COASTAL FISHERIES MAY BE MORE FRAGILE THAN YOU THINK

by Whit Gibbons

January 24, 2016

Some people like scary stories. I'm not sure why, but apparently they enjoy being scared out of their wits by zombies, maniacal chainsaw-wielding murderers and other monsters.

Such fantastical creatures, however, are not the only way to frighten readers. "Our Fragile Coastal Fisheries: Can They Survive Man's Relentless Growth?" has none of those kinds of characters but it might be the most spine-chilling story you've read this century.

The book (2004, Trafford Publishing, Victoria, Canada) by Don Phillips is available on Amazon for $24.95.

The doomsday plot is a common one in environmental books and documentaries. In this one the protagonists are fish. The bad guys are us. Many ocean fishes are besieged by three threats: pollution, habitat destruction and overharvesting.

An alarming statement in the book's preface sets the stage regarding marine fishes inhabiting coastal areas: "Population growth coupled with increasing affluence and expectations will require extraordinary changes in our way of life to avoid a worldwide fisheries disaster."

The author has a lifetime of fishing experience and a base of scientific facts to support his claims.

The first of the book's 10 chapters is an overview of physical, chemical and biological factors that affect natural resources in the ocean.

Chapters on the diversity of marine life, water quality, climate and weather follow. There is also a chapter on aquatic habitats that are critical to the health of coastal fisheries.

In a telling statement about that chapter, the author says, "Unfortunately, I'll also have to document the extent to which man has destroyed these habitats and the resultant impacts upon marine life." The facts are indeed frightening, but recognizing a problem is always the first step in solving it. Being aware of human-caused environmental devastation allows us to identify unfettered profiteers who cause the problems.

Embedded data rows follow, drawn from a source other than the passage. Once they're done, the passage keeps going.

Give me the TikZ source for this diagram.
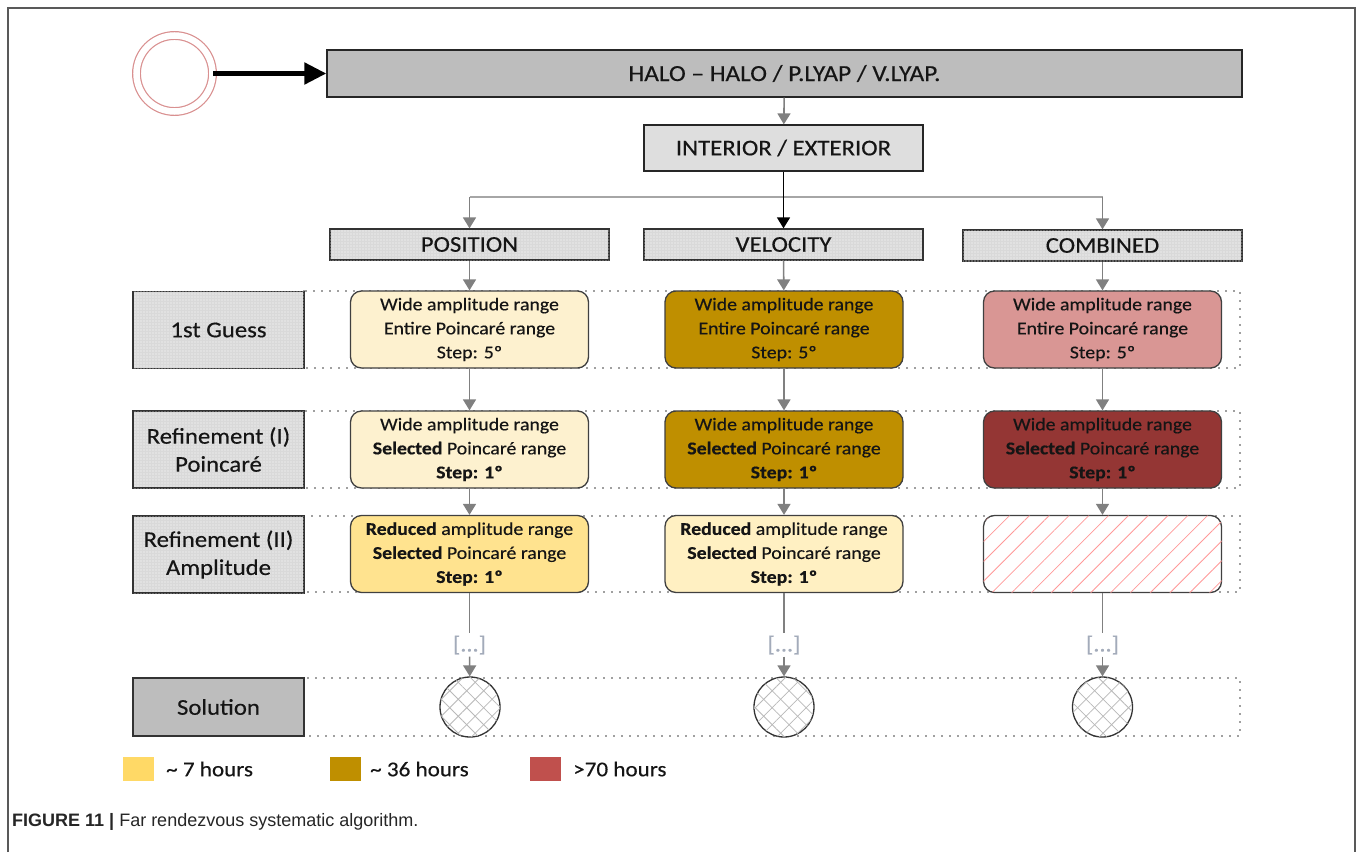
\documentclass[tikz,border=0pt]{standalone}
\usepackage{fontspec}
\setmainfont{Carlito}[FakeStretch=1.1, FakeBold=0.4]
\newfontfamily\capfont{Liberation Sans}
\usetikzlibrary{arrows.meta,patterns.meta}
\definecolor{cream}{HTML}{FDF1CF}
\definecolor{goldc}{HTML}{BF8F00}
\definecolor{pinkc}{HTML}{D99694}
\definecolor{dred}{HTML}{943634}
\definecolor{yelc}{HTML}{FFE38F}
\definecolor{lyel}{HTML}{FFF0C2}
\definecolor{legy}{HTML}{FFD966}
\definecolor{legr}{HTML}{C0504D}
\definecolor{hgray}{HTML}{BDBDBD}
\definecolor{igray}{HTML}{DEDEDE}
\definecolor{dotc}{HTML}{A3ABBA}
\definecolor{arrg}{HTML}{808080}
\definecolor{ringc}{HTML}{D99090}
\definecolor{txt}{HTML}{151515}
\tikzset{
  conn/.style={draw=arrg, line width=1.6pt, -{Triangle[length=11pt,width=13pt]}},
  plainconn/.style={draw=arrg, line width=1.6pt},
  cell/.style={draw=black!75, line width=1.3pt, rounded corners=11pt, minimum width=238pt,
    minimum height=77pt, inner sep=0pt, align=center, text=txt,
    font=\fontsize{18}{24}\selectfont},
  dotfill/.style={fill=gray!30, postaction={pattern={Dots[radius=0.6pt,distance=3pt]}, pattern color=white}},
  lbl/.style={draw=black!80, line width=1.3pt, minimum width=171pt, minimum height=77pt,
    inner sep=0pt, align=center, text=txt, font=\fontsize{22.5}{28}\selectfont},
  hdr/.style={draw=black!80, line width=1.3pt, minimum width=279pt, minimum height=31pt,
    inner sep=0pt, text=txt, font=\fontsize{22.5}{26}\selectfont},
  band/.style={draw=black!75, line width=1.8pt, line cap=round, dash pattern=on 0pt off 8pt},
  sol/.style={circle, draw=black!80, line width=1.3pt, minimum size=60pt, inner sep=0pt, fill=white,
    postaction={pattern={Lines[angle=45,distance=12pt,line width=0.8pt]}, pattern color=gray!55},
    postaction={pattern={Lines[angle=-45,distance=12pt,line width=0.8pt]}, pattern color=gray!55}},
  ell/.style={text=dotc, inner sep=2pt, font=\fontsize{22}{24}\selectfont},
  legbox/.style={minimum width=31pt, minimum height=24pt, inner sep=0pt},
  legtxt/.style={anchor=west, inner sep=0pt, text=txt, font=\fontsize{21}{24}\selectfont},
}
\begin{document}
\begin{tikzpicture}[x=1pt,y=-1pt]
\useasboundingbox (0,0) rectangle (1357,852);
\fill[white] (0,0) rectangle (1357,852);
% outer frame
\draw[black!65, line width=1.5pt] (8,852) -- (8,8) -- (1355,8) -- (1355,852);

% dotted bands
\draw[band] (304,291) rectangle (1240,368);
\draw[band] (304,411) rectangle (1240,488);
\draw[band] (304,516) rectangle (1240,592);
\draw[band] (304,678) rectangle (1240,736);

% start
\node[circle, draw=ringc, line width=1.2pt, double=white, double distance=6.5pt, minimum size=76pt, inner sep=0pt] (start) at (174.5,73.5) {};
\node[draw=black!85, line width=1.3pt, fill=hgray, minimum width=915pt, minimum height=47pt, inner sep=0pt,
  text=txt, font=\fontsize{23}{26}\selectfont] (top) at (784.5,73.5) {HALO – HALO / P.LYAP / V.LYAP.};
\draw[line width=5pt, black, -{Triangle[length=22pt,width=21pt]}] (start.east) -- (top.west);

\node[draw=black!85, line width=1.3pt, fill=igray, minimum width=279pt, minimum height=46pt, inner sep=0pt,
  text=txt, font=\fontsize{22.5}{26}\selectfont] (int) at (783.5,148) {INTERIOR / EXTERIOR};
\draw[conn] (top) -- (int);

% headers
\node[hdr, dotfill] (hpos) at (469.5,244.5) {POSITION};
\node[hdr, dotfill] (hvel) at (783.5,244.5) {VELOCITY};
\node[hdr, dotfill] (hcom) at (1102.5,245.5) {COMBINED};
\coordinate (jL) at (469.5,197);
\coordinate (jR) at (1102.5,197);
\draw[plainconn, draw=gray!70] (jL) -- (jR);
\draw[conn] (jL) -- (hpos);
\draw[conn] (jR) -- (hcom);
\draw[line width=1.6pt, black, -{Triangle[length=11pt,width=13pt]}] (int) -- (hvel);

% row labels
\node[lbl, dotfill] (l1) at (218.5,330) {1st Guess};
\node[lbl, dotfill] (l2) at (218.5,449.5) {Refinement (I)\\Poincaré};
\node[lbl, dotfill] (l3) at (218.5,554.5) {Refinement (II)\\Amplitude};
\node[lbl, fill=hgray, minimum height=58pt] (l4) at (218.5,707) {Solution};

% cells
\node[cell, fill=cream] (a1) at (469.5,329.5) {Wide amplitude range\\Entire Poincaré range\\Step: 5º};
\node[cell, fill=goldc] (b1) at (784,329.5) {Wide amplitude range\\Entire Poincaré range\\Step: 5º};
\node[cell, fill=pinkc] (c1) at (1102.5,329.5) {Wide amplitude range\\Entire Poincaré range\\Step: 5º};

\node[cell, fill=cream] (a2) at (469.5,449.5) {Wide amplitude range\\\textbf{Selected} Poincaré range\\\textbf{Step: 1º}};
\node[cell, fill=goldc] (b2) at (784,449.5) {Wide amplitude range\\\textbf{Selected} Poincaré range\\\textbf{Step: 1º}};
\node[cell, fill=dred] (c2) at (1102.5,449.5) {Wide amplitude range\\\textbf{Selected} Poincaré range\\\textbf{Step: 1º}};

\node[cell, fill=yelc] (a3) at (469.5,554) {\textbf{Reduced} amplitude range\\\textbf{Selected} Poincaré range\\\textbf{Step: 1º}};
\node[cell, fill=lyel] (b3) at (784,554) {\textbf{Reduced} amplitude range\\\textbf{Selected} Poincaré range\\\textbf{Step: 1º}};
\node[cell, fill=white, postaction={pattern={Lines[angle=45,distance=14pt,line width=0.8pt]}, pattern color=red!40}] (c3) at (1102.5,554) {};

% ellipses and solutions
\node[ell] (ea) at (469.5,645) {[...]};
\node[ell] (eb) at (784,645) {[...]};
\node[ell] (ec) at (1102.5,645) {[...]};
\node[sol] (sa) at (470,707) {};
\node[sol] (sb) at (784,707) {};
\node[sol] (sc) at (1102.5,707) {};

% connectors
\draw[conn] (hpos) -- (a1);
\draw[conn] (hvel) -- (b1);
\draw[conn] (hcom) -- (c1);
\draw[conn] (a1) -- (a2);
\draw[conn] (b1) -- (b2);
\draw[conn] (c1) -- (c2);
\draw[conn] (a2) -- (a3);
\draw[conn] (b2) -- (b3);
\draw[conn] (c2) -- (c3);
\draw[plainconn] (a3) -- (ea);
\draw[plainconn] (b3) -- (eb);
\draw[plainconn] (c3) -- (ec);
\draw[conn] (ea) -- (sa);
\draw[conn] (eb) -- (sb);
\draw[conn] (ec) -- (sc);

% legend
\node[legbox, fill=legy] (k1) at (138,769) {};
\node[legtxt] (t1) at (166,769) {\textasciitilde{} 7 hours};
\node[legbox, fill=goldc] (k2) at (345,769) {};
\node[legtxt] (t2) at (370,769) {\textasciitilde{} 36 hours};
\node[legbox, fill=legr] (k3) at (545,769) {};
\node[legtxt] (t3) at (573,769) {>70 hours};

% caption
\node[anchor=west, inner sep=0pt, text=black!85, font=\capfont\fontsize{18}{20}\selectfont] (cap) at (12,822)
  {\textbf{FIGURE 11 |} Far rendezvous systematic algorithm.};
\end{tikzpicture}
\end{document}
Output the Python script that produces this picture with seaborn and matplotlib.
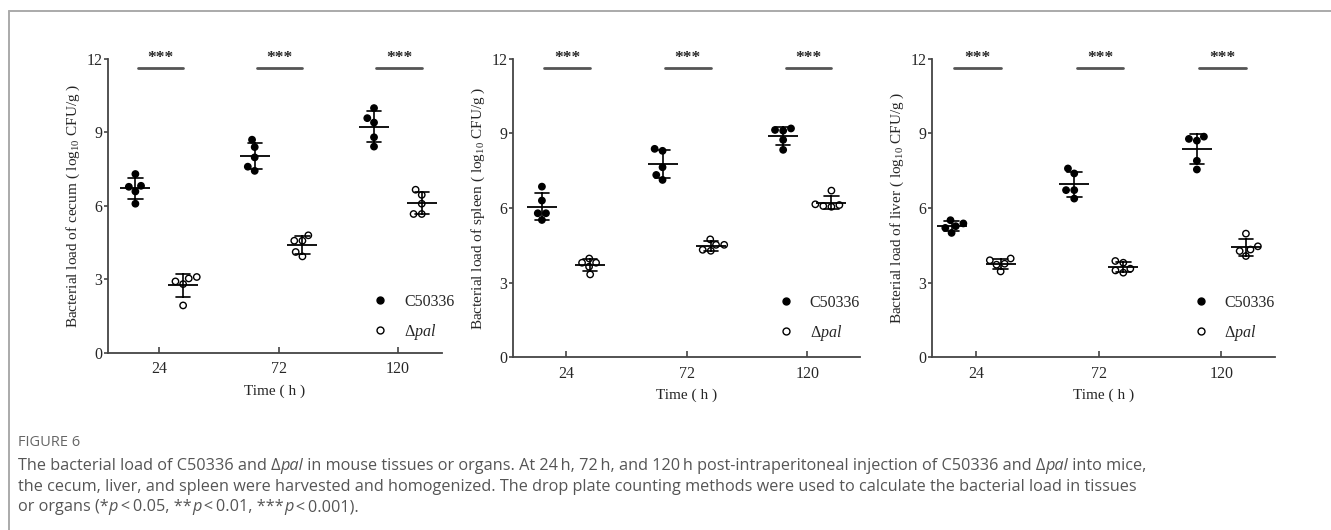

One chapter targets the common denominator of most environmental problems: human population growth. As with many other areas plagued by too many people, the stresses on coastal fishes and their habitats are apparent.

A chapter each on commercial and recreational sport fishing compares the impacts of the two. In the last few pages of the book are graphs showing the annual commercial and recreational harvest levels over several decades for more than 100 species of coastal Atlantic and Pacific fishes.

To put the impact in perspective, the numbers shown are in millions of pounds, with many reaching their peak at more than 30 million pounds in some years. Not surprisingly, the highest numbers and most dramatic declines are for commercial fisheries.

The last chapter, titled "The Road to Recovery," offers a note of cautious optimism that the recovery of coastal fisheries is possible. As with most other forms of wildlife, the problems for marine fishes are human induced, either directly or indirectly. Which means we also hold the key to possible solutions.

The author focuses on a variety of factors and attitudes that need to change, including fisheries management. He uses as an example of poor management practices, the collapse of New England fisheries in the late 1900s when the Atlantic cod became commercially extinct.

The problem, according to Phillips, was that government fisheries managers were "not listening to their own scientists and [were instead] capitulating to the relentless demands of a very powerful commercial fishing lobby."

Ocean fishing, whether commercial or recreational, must be a sustainable activity. The concept is quite simple: if we are going to exploit any living commodity it must be able to replenish itself at the same or a faster rate than we are removing it.

Science-based government regulations that some people like to complain about are often necessary to ensure such sustainability. And sustainable harvesting is in everyone's best interest.

"Dracula," "Frankenstein" and "The Shining" are examples of classic horror novels. But for really scary reading try "Our Fragile Coastal Fisheries." You may not be able to sleep thinking about what will happen if we don't take action.